Over the past five days, the men should have played six games at Hoy Field, but it rained and snowed, and all those games were canceled.

Last Wednesday, the Big Red was penciled in for a double-header against Le Moyne. The snow-covered field was unplayable, and, hoping for a heat wave to move in overnight, the games were moved to Thursday. Shockingly, the clouds remained overhead, and the games were postponed to a later date.

This weekend, Cornell (5-6, 1-1 Ivy) was supposed to host doubleheaders against Brown and Yale to open the Ivy League season, but yet again, the sky was the limit. Although the two games with Brown will have to be played at a later date, the Red was able to travel to New Haven, Conn., and play the Bulldogs at their place yesterday.

In the first game, junior Brendan McQuaid (2-0) took the mound. The victor in a 5-2 win over Drexel, he pitched eight innings to wrap up the annual spring trip.

This would be the first game the team had played in for eight days, and it took a few innings for the Red to get reacquainted with that feeling.

Yale (6-9, 2-2) struck first in the top of the third. With two outs, the Bulldogs knocked three straight singles to drive in one run before that rally was quenched. They followed up that performance with another run in the top of the fourth. That two-run lead after five innings seemed monumental considering 10 Cornell players had struck out over the first 15 outs of the game.

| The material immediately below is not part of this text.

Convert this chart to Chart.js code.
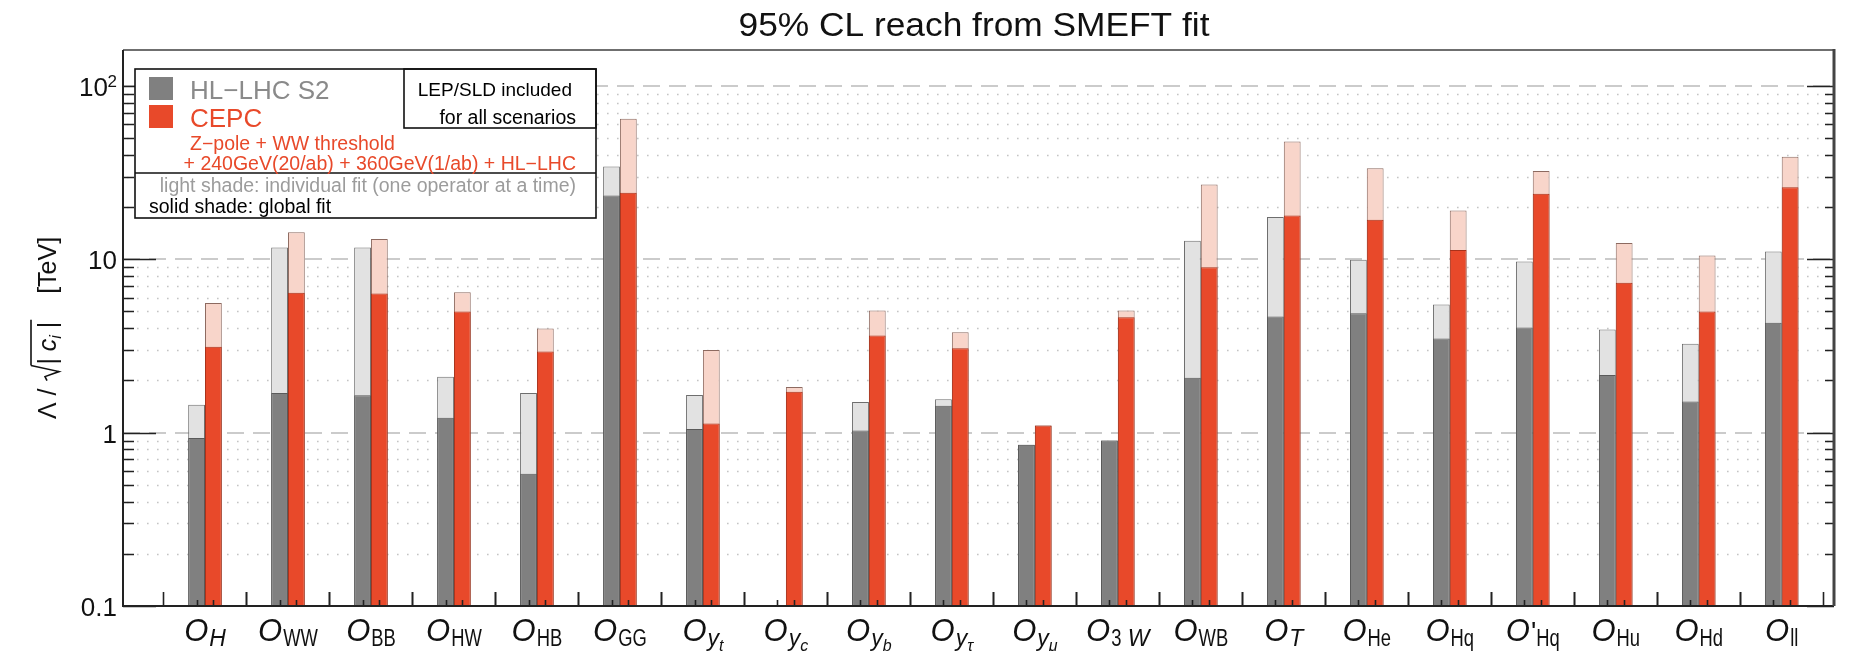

The Red suddenly lit up in the sixth to score two runs off four singles, but left the bases loaded.

Both teams were relatively quiet until the ninth inning. McQuaid had pitched a hitless seventh and eighth, but was greeted in the next inning with a single, followed by two ground outs to send the runner to third base.

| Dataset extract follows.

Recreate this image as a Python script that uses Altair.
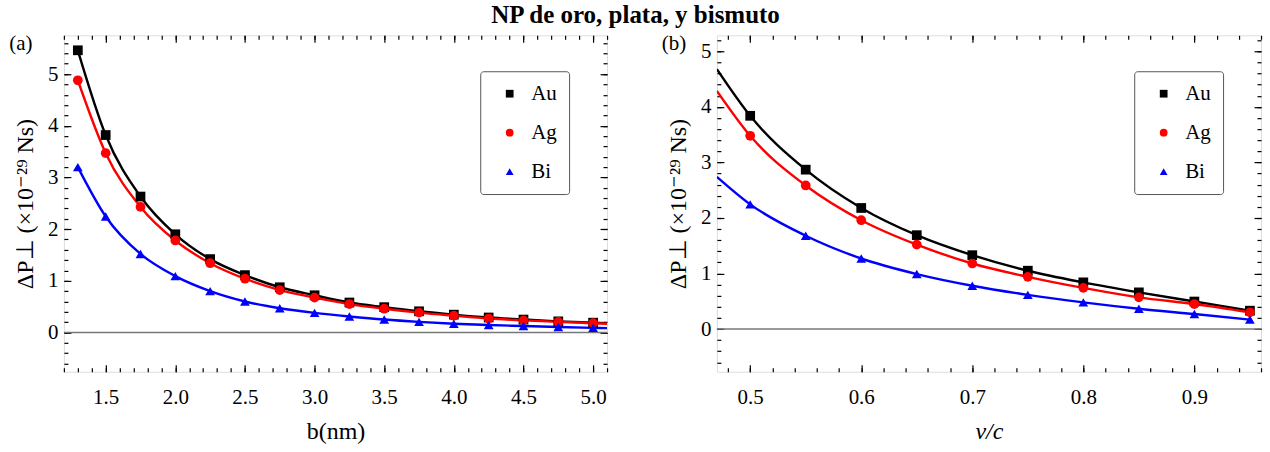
import altair as alt
import pandas as pd
import numpy as np

FONT = "Liberation Serif"

series = ["Au", "Ag", "Bi"]
colors = ["#000000", "#ff0000", "#0000ff"]
shapes = ["square", "circle", "triangle-up"]

# Panel (a): vs impact parameter b (nm)
b_vals = [1.3, 1.5, 1.75, 2.0, 2.25, 2.5, 2.75, 3.0, 3.25, 3.5, 3.75, 4.0, 4.25, 4.5, 4.75, 5.0]
au_b = [5.46, 3.82, 2.63, 1.90, 1.42, 1.11, 0.875, 0.72, 0.58, 0.49, 0.41, 0.345, 0.29, 0.25, 0.215, 0.19]
ag_b = [4.88, 3.47, 2.43, 1.78, 1.34, 1.04, 0.82, 0.675, 0.55, 0.46, 0.385, 0.325, 0.27, 0.235, 0.205, 0.18]
bi_b = [3.20, 2.245, 1.52, 1.09, 0.80, 0.60, 0.47, 0.38, 0.31, 0.25, 0.205, 0.17, 0.145, 0.125, 0.105, 0.09]
# curve end read at the right frame edge
b_end = 5.1
end_b = [0.18, 0.17, 0.085]

# Panel (b): vs v/c
v_vals = [0.5, 0.55, 0.6, 0.65, 0.7, 0.75, 0.8, 0.85, 0.9, 0.95]
au_v = [3.84, 2.87, 2.18, 1.69, 1.33, 1.05, 0.84, 0.66, 0.495, 0.33]
ag_v = [3.48, 2.585, 1.96, 1.52, 1.18, 0.94, 0.74, 0.57, 0.45, 0.30]
bi_v = [2.245, 1.68, 1.27, 0.99, 0.78, 0.615, 0.48, 0.365, 0.27, 0.17]
# curve start read at the left frame edge
v_start = 0.47
start_v = [4.68, 4.29, 2.74]

zero_line = [0]
panel_labels = ["(a)", "(b)"]
x_ticks_a = [1.5, 2.0, 2.5, 3.0, 3.5, 4.0, 4.5, 5.0]
x_ticks_b = [0.5, 0.6, 0.7, 0.8, 0.9]
y_ticks = [0, 1, 2, 3, 4, 5]
title_text = "NP de oro, plata, y bismuto"
y_title = "ΔP⊥ (×10⁻²⁹ Ns)"


def long_df(xs, ys_list):
    rows = []
    for s, ys in zip(series, ys_list):
        for x, y in zip(xs, ys):
            rows.append({"x": x, "y": y, "s": s})
    return pd.DataFrame(rows)


pts_a = long_df(b_vals, [au_b, ag_b, bi_b])
crv_a = long_df(b_vals + [b_end], [au_b + [end_b[0]], ag_b + [end_b[1]], bi_b + [end_b[2]]])
pts_b = long_df(v_vals, [au_v, ag_v, bi_v])
crv_b = long_df([v_start] + v_vals, [[start_v[0]] + au_v, [start_v[1]] + ag_v, [start_v[2]] + bi_v])

W_A, W_B, H = 544, 545, 337
MAJ, MIN = 7, 4


def panel(pts, crv, xdom, ydom, xmaj, xminor, ymaj, yminor, xtitle, xstyle, label, w, h):
    xs = alt.Scale(domain=xdom, nice=False, zero=False)
    ys = alt.Scale(domain=ydom, nice=False, zero=False)

    def ax(orient, values, size, labels=False, title=None, fmt=None, lpad=5, extra=None):
        kw = dict(orient=orient, values=values, tickSize=size, offset=-size, ticks=True,
                  tickColor="black", tickWidth=1.2, domain=False, grid=False, labels=labels,
                  title=title)
        if labels:
            kw.update(labelFont=FONT, labelFontSize=21, labelColor="black", labelPadding=lpad,
                      format=fmt, labelFlush=False)
        if extra:
            kw.update(extra)
        return alt.Axis(**kw)

    xaxes = [
        ax("bottom", xmaj, MAJ, True, xtitle, ".1f", lpad=15,
           extra=dict(titleFont=FONT, titleFontSize=24, titleFontWeight="normal",
                      titleFontStyle=xstyle, titleColor="black", titleBaseline="middle",
                      titleY=(436 - 39) - (h - MAJ))),
        ax("bottom", xminor, MIN),
        ax("top", xmaj, MAJ),
        ax("top", xminor, MIN),
    ]
    yaxes = [
        ax("left", ymaj, MAJ, True, y_title, "d", lpad=6,
           extra=dict(titleFont=FONT, titleFontSize=24, titleFontWeight="normal",
                      titleColor="black", titleAngle=270, titleBaseline="middle",
                      titleAlign="center", titleX=-38 - MAJ, titleY=h / 2)),
        ax("left", yminor, MIN),
        ax("right", ymaj, MAJ),
        ax("right", yminor, MIN),
    ]

    legend = alt.Legend(orient="none", legendX=w - 127, legendY=36, title=None,
                        padding=12, fillColor="white", strokeColor="#555", cornerRadius=3,
                        symbolSize=60, symbolStrokeWidth=0, labelFont=FONT, labelFontSize=21,
                        labelColor="black", rowPadding=17, symbolOffset=7, labelOffset=11,
                        labelExpr="datum.label + '\u00a0\u00a0'")
    cscale = alt.Scale(domain=series, range=colors)
    sscale = alt.Scale(domain=series, range=shapes)

    zero = alt.Chart(pd.DataFrame({"y": zero_line})).mark_rule(
        color="#777777", strokeWidth=1.3).encode(y=alt.Y("y:Q", scale=ys, axis=None))

    points = alt.Chart(pts).mark_point(filled=True, size=95, opacity=1).encode(
        x=alt.X("x:Q", scale=xs, axis=None),
        y=alt.Y("y:Q", scale=ys, axis=None),
        color=alt.Color("s:N", scale=cscale, legend=legend),
        shape=alt.Shape("s:N", scale=sscale, legend=legend),
    )
    lines = [
        alt.Chart(crv).transform_filter(alt.datum.s == s).mark_line(
            color=c, strokeWidth=2.4, interpolate="monotone", clip=True).encode(
            x=alt.X("x:Q", scale=xs, axis=None),
            y=alt.Y("y:Q", scale=ys, axis=None),
        )
        for s, c in zip(series, colors)
    ]
    axis_layers = [
        alt.Chart(pts).mark_point(opacity=0).encode(
            x=alt.X("x:Q", scale=xs, axis=xa), y=alt.Y("y:Q", scale=ys, axis=ya))
        for xa, ya in zip(xaxes, yaxes)
    ]
    txt = alt.Chart(pd.DataFrame({"t": [label]})).mark_text(
        font=FONT, fontSize=21, align="center", baseline="middle", color="black").encode(
        text="t:N", x=alt.value(-43), y=alt.value(9))

    return alt.layer(zero, *lines, points, *axis_layers, txt).resolve_axis(
        x="independent", y="independent").properties(width=w, height=h)


left = panel(pts_a, crv_a, [1.2, 5.1], [-0.76, 5.75], x_ticks_a,
             list(np.round(np.arange(1.2, 5.11, 0.1), 2)), y_ticks,
             list(np.round(np.arange(-0.6, 5.71, 0.2), 2)), "b(nm)", "normal",
             panel_labels[0], W_A, H)
right = panel(pts_b, crv_b, [0.47, 0.96], [-0.77, 5.29], x_ticks_b,
              list(np.round(np.arange(0.48, 0.961, 0.02), 2)), y_ticks,
              list(np.round(np.arange(-0.6, 5.21, 0.2), 2)), "v/c", "italic",
              panel_labels[1], W_B, H)

chart = alt.hconcat(left, right, spacing=110, bounds="flush").resolve_scale(
    x="independent", y="independent", color="independent", shape="independent"
).resolve_legend(color="independent", shape="independent").properties(
    title=alt.TitleParams(text=title_text, font=FONT, fontSize=25, fontWeight="bold",
                          anchor="middle", frame="bounds", offset=5, color="black"),
    padding={"left": 8, "top": 2, "right": 7, "bottom": 2},
).configure_view(stroke="black", strokeWidth=1.6).configure(background="white")

chart.save("out.html", embed_options={"renderer": "svg", "actions": False})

Senior David Self relieved McQuaid, but gave up a single that plated the go ahead run before getting out of the inning.

In the bottom of the inning, junior Andrew Luria was walked with one out. Mills singled him to third, and after a walk to junior Erik Rico that loaded the bases, Luria came home on a ground out to the pitcher. A pop-up ended the inning and sent the game to the tenth.

Yale capitalized on the Red’s only error of the game to score three runs off one hit, a home run with one man on base. Cornell could only manage a one run response, and succumbed in a 6-4 loss.

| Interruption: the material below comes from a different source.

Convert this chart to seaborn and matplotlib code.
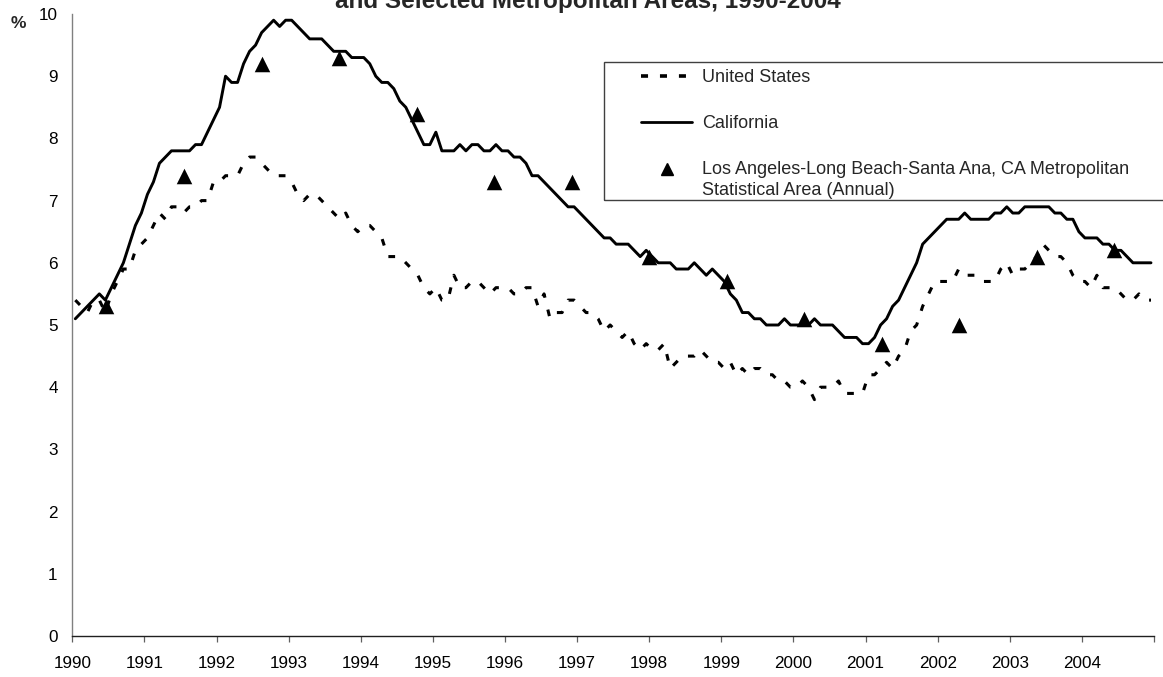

For the Red, Mills went 2-for-4 at the plate and sophomore Tony Depalo was 2-for-5 including an RBI. McQuaid pitched 8-2/3 innings, gave up eight hits and three runs, all earned, while striking out two. Notably, Cornell left 12 runners on base, while Yale stranded six.

Thirty minutes after the end of that three-hour marathon, the second game commenced.

Yet again, the Bulldogs got on the board first with one run in the opening minutes of play, but Cornell responded with three runs of its own in the bottom of the second off two hits and an error. Yale knocked in another run in the third, but Cornell again sent three men around the bases off two hits.

The fourth saw the Red add another run to its total, but the team broke open the game in the fifth with four runs and four hits: a single, two doubles, and a three-RBI homer by junior Vince Santo.

The Bulldogs nipped at Cornell’s 11-2 lead in the sixth with three runs, but their offense was promptly shut down for the final three innings with solid pitching from sophomore John Hardy and freshmen Daniel Gala and Chris Schutt.

Cornell was not finished for the night, as the team sent two more men home in the seventh, thanks to another two-RBI homer from Santo, and one more in the eighth to top off a 14-5 muzzling.

The Red combined for 16 hits and five players with two or more hits on the night. Senior Flint Foley went 3-for-4 with four RBI, junior Justin Irizarry was 4-for-5 with one RBI, Santo was 2-for-3 with 5 RBI, Depalo turned in another good game at the plate by going 2-for-4 with one RBI, and Rico rounded out the bunch with a 2-for-5 showing.

Rico pitched 5-2/3 innings with five earned runs, five strike outs, and three walks.

Cornell will be back in action at home this Wednesday with a double-header against Penn State starting at 1 p.m. The games will be played at Hoy Field.

Hopefully by then, Mother Nature will have forgotten her earnest effort to interrupt every single one of Cornell’s home games.